A new company, Earthmine, plans to launch soon an urban imagery system that features much more precise data and visuals. Using laser range-finding and still photography (instead of the video that Google's current system employs), the Earthmine system will offer not only sharp and perspective-correct visuals, but also will collect 3D data--the actual survey-quality coordinates of light poles, trash cans, storefronts, your neighbor's tree encroachment into your front yard, and so on.
The Earthmine truck (the picture below is of the truck a block from my house, which is how I stumbled on this company) uses a unique stereo camera/rangefinder array. The cameras are mounted a bit higher than those that Google uses, so the Earthmine pictures peer over the tops of cars, another advantage of its setup (that is, until the truck drives under a low overpass).

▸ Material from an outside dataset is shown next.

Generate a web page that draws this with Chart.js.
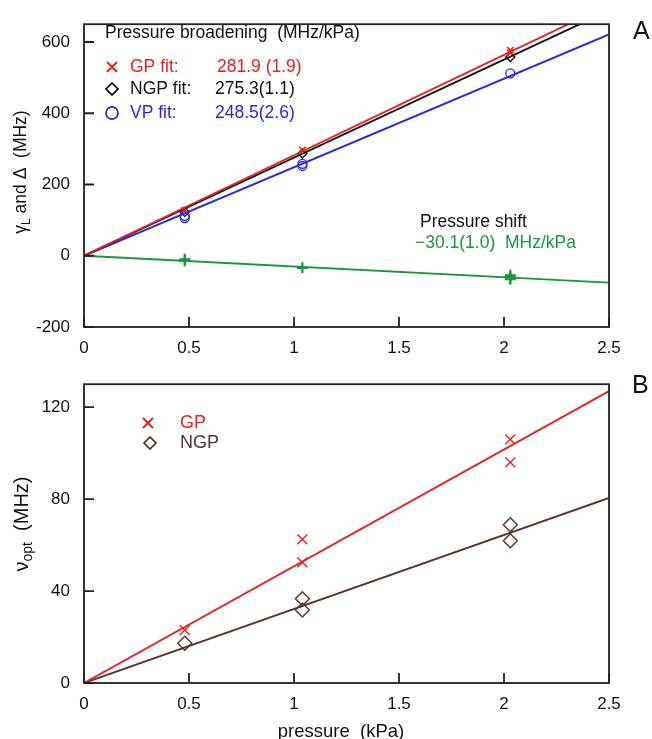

In a demo of an Earthmine prototype, the dynamic range of the 3D imagery I saw was very impressive. In one panorama, details in dark doorways were clear, as were nuances in a white, sun-blasted building front. This is something that's hard enough to do with a standard, straight-on photography; I don't know how the team managed it on an image that's 360-degrees around and that extends from horizon to sky. Also cool: although the images look as sharp as a tack, when you zoom in to scan a license plate or view a face, you realize that they've been resolution-limited, so you can't make out data such as these. Applying "appropriate resolution" to imagery is done automatically, I was told.
Earthmine plans to sell its mapping service (which includes the entire work-flow system, from picture gathering to post-processing to assembling a Web site) to business and governmental agencies. A consumer-facing portal with (it is claimed) intuitive online navigation is also planned. The full site should launch later this summer.